▸ GOAL:
The listing below should be printed exactly, every line of it. Skip the pictures.

# SUPPLIED MATERIAL start

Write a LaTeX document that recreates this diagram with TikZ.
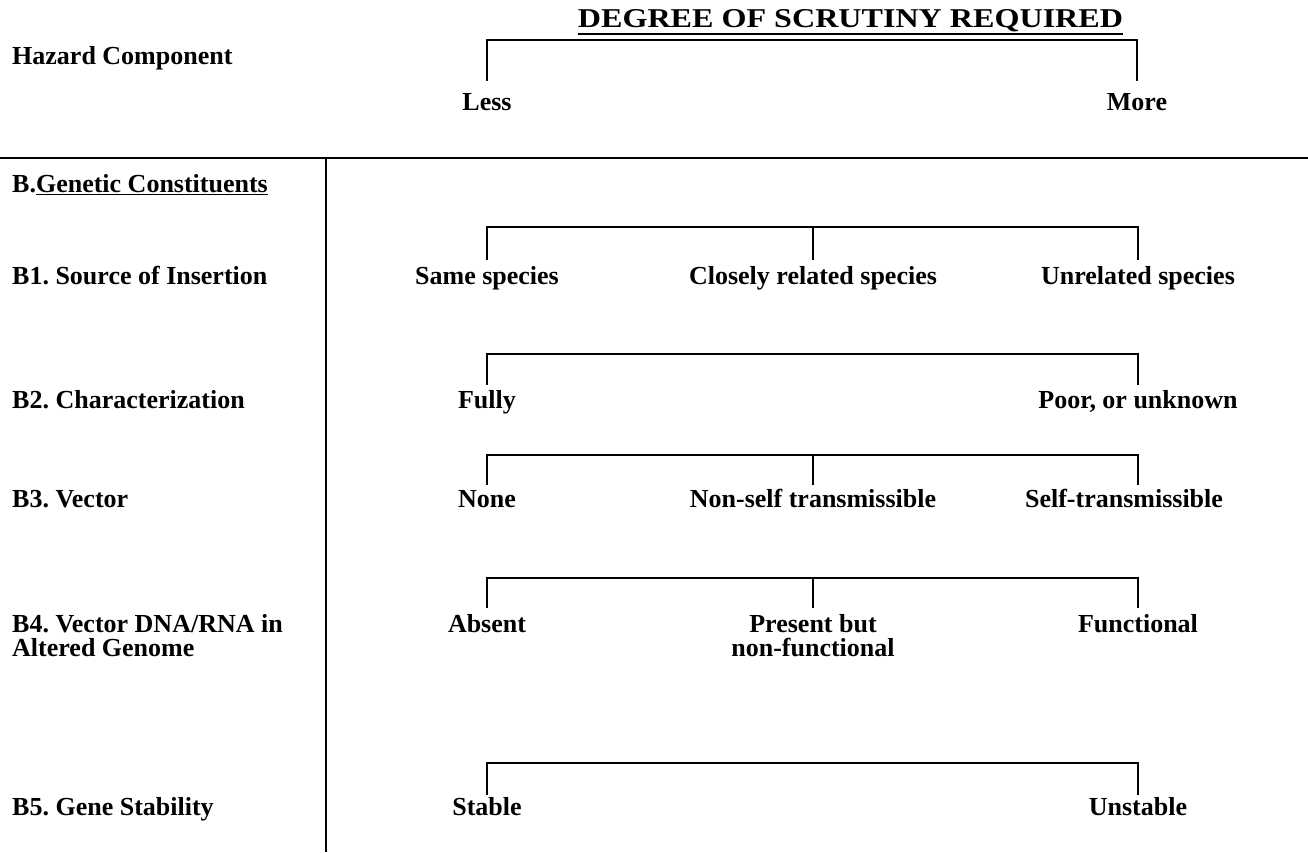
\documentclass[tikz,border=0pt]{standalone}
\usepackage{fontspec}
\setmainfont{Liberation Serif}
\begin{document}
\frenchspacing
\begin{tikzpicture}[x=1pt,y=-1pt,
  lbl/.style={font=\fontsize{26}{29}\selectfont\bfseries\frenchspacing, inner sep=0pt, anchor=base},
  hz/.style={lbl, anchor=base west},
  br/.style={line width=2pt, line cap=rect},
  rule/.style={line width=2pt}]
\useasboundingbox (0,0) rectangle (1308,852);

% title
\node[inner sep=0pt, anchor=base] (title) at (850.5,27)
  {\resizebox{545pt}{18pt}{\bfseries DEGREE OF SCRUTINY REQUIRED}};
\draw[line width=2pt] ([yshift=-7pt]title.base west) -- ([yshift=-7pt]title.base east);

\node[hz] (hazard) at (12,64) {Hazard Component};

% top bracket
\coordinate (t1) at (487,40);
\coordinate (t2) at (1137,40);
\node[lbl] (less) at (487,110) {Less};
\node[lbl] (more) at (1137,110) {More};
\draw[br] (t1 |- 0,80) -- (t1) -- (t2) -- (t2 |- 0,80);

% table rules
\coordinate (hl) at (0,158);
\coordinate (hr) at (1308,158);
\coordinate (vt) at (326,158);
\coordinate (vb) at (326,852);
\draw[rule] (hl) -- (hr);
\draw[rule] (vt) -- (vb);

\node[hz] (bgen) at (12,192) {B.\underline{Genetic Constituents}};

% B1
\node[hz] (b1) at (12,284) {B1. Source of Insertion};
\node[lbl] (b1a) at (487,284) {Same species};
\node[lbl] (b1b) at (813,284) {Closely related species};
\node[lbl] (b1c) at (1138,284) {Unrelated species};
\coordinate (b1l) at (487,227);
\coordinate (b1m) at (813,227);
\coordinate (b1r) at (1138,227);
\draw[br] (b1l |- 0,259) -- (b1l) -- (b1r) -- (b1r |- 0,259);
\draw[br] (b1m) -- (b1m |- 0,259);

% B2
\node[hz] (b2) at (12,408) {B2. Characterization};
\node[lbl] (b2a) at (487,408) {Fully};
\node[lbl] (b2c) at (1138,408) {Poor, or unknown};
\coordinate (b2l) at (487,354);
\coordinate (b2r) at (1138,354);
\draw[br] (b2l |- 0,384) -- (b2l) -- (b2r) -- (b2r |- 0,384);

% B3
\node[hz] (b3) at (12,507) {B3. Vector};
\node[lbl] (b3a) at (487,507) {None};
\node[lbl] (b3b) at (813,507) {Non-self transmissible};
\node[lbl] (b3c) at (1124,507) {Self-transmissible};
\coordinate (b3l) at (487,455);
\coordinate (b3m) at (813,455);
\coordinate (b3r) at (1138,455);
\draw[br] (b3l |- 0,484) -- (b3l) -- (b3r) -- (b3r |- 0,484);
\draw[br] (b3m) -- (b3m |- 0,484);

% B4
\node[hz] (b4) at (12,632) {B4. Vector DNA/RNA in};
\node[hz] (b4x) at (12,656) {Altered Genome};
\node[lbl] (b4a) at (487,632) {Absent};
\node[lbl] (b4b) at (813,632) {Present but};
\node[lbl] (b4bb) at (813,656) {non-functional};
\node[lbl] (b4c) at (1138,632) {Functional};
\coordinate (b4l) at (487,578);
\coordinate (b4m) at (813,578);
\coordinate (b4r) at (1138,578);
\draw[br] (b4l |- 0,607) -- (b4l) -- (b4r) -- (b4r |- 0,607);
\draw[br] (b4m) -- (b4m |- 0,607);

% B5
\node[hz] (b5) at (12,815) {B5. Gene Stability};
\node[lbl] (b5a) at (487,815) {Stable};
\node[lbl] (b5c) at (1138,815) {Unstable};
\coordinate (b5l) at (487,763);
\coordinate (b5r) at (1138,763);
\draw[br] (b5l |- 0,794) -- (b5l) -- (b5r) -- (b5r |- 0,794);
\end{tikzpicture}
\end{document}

# SUPPLIED MATERIAL end

▸ EXERCISE OUTPUT:
Write a LaTeX document that recreates this diagram with TikZ.
\documentclass[tikz,border=0pt]{standalone}
\usepackage{fontspec}
\setmainfont{Liberation Serif}
\begin{document}
\frenchspacing
\begin{tikzpicture}[x=1pt,y=-1pt,
  lbl/.style={font=\fontsize{26}{29}\selectfont\bfseries\frenchspacing, inner sep=0pt, anchor=base},
  hz/.style={lbl, anchor=base west},
  br/.style={line width=2pt, line cap=rect},
  rule/.style={line width=2pt}]
\useasboundingbox (0,0) rectangle (1308,852);

% title
\node[inner sep=0pt, anchor=base] (title) at (850.5,27)
  {\resizebox{545pt}{18pt}{\bfseries DEGREE OF SCRUTINY REQUIRED}};
\draw[line width=2pt] ([yshift=-7pt]title.base west) -- ([yshift=-7pt]title.base east);

\node[hz] (hazard) at (12,64) {Hazard Component};

% top bracket
\coordinate (t1) at (487,40);
\coordinate (t2) at (1137,40);
\node[lbl] (less) at (487,110) {Less};
\node[lbl] (more) at (1137,110) {More};
\draw[br] (t1 |- 0,80) -- (t1) -- (t2) -- (t2 |- 0,80);

% table rules
\coordinate (hl) at (0,158);
\coordinate (hr) at (1308,158);
\coordinate (vt) at (326,158);
\coordinate (vb) at (326,852);
\draw[rule] (hl) -- (hr);
\draw[rule] (vt) -- (vb);

\node[hz] (bgen) at (12,192) {B.\underline{Genetic Constituents}};

% B1
\node[hz] (b1) at (12,284) {B1. Source of Insertion};
\node[lbl] (b1a) at (487,284) {Same species};
\node[lbl] (b1b) at (813,284) {Closely related species};
\node[lbl] (b1c) at (1138,284) {Unrelated species};
\coordinate (b1l) at (487,227);
\coordinate (b1m) at (813,227);
\coordinate (b1r) at (1138,227);
\draw[br] (b1l |- 0,259) -- (b1l) -- (b1r) -- (b1r |- 0,259);
\draw[br] (b1m) -- (b1m |- 0,259);

% B2
\node[hz] (b2) at (12,408) {B2. Characterization};
\node[lbl] (b2a) at (487,408) {Fully};
\node[lbl] (b2c) at (1138,408) {Poor, or unknown};
\coordinate (b2l) at (487,354);
\coordinate (b2r) at (1138,354);
\draw[br] (b2l |- 0,384) -- (b2l) -- (b2r) -- (b2r |- 0,384);

% B3
\node[hz] (b3) at (12,507) {B3. Vector};
\node[lbl] (b3a) at (487,507) {None};
\node[lbl] (b3b) at (813,507) {Non-self transmissible};
\node[lbl] (b3c) at (1124,507) {Self-transmissible};
\coordinate (b3l) at (487,455);
\coordinate (b3m) at (813,455);
\coordinate (b3r) at (1138,455);
\draw[br] (b3l |- 0,484) -- (b3l) -- (b3r) -- (b3r |- 0,484);
\draw[br] (b3m) -- (b3m |- 0,484);

% B4
\node[hz] (b4) at (12,632) {B4. Vector DNA/RNA in};
\node[hz] (b4x) at (12,656) {Altered Genome};
\node[lbl] (b4a) at (487,632) {Absent};
\node[lbl] (b4b) at (813,632) {Present but};
\node[lbl] (b4bb) at (813,656) {non-functional};
\node[lbl] (b4c) at (1138,632) {Functional};
\coordinate (b4l) at (487,578);
\coordinate (b4m) at (813,578);
\coordinate (b4r) at (1138,578);
\draw[br] (b4l |- 0,607) -- (b4l) -- (b4r) -- (b4r |- 0,607);
\draw[br] (b4m) -- (b4m |- 0,607);

% B5
\node[hz] (b5) at (12,815) {B5. Gene Stability};
\node[lbl] (b5a) at (487,815) {Stable};
\node[lbl] (b5c) at (1138,815) {Unstable};
\coordinate (b5l) at (487,763);
\coordinate (b5r) at (1138,763);
\draw[br] (b5l |- 0,794) -- (b5l) -- (b5r) -- (b5r |- 0,794);
\end{tikzpicture}
\end{document}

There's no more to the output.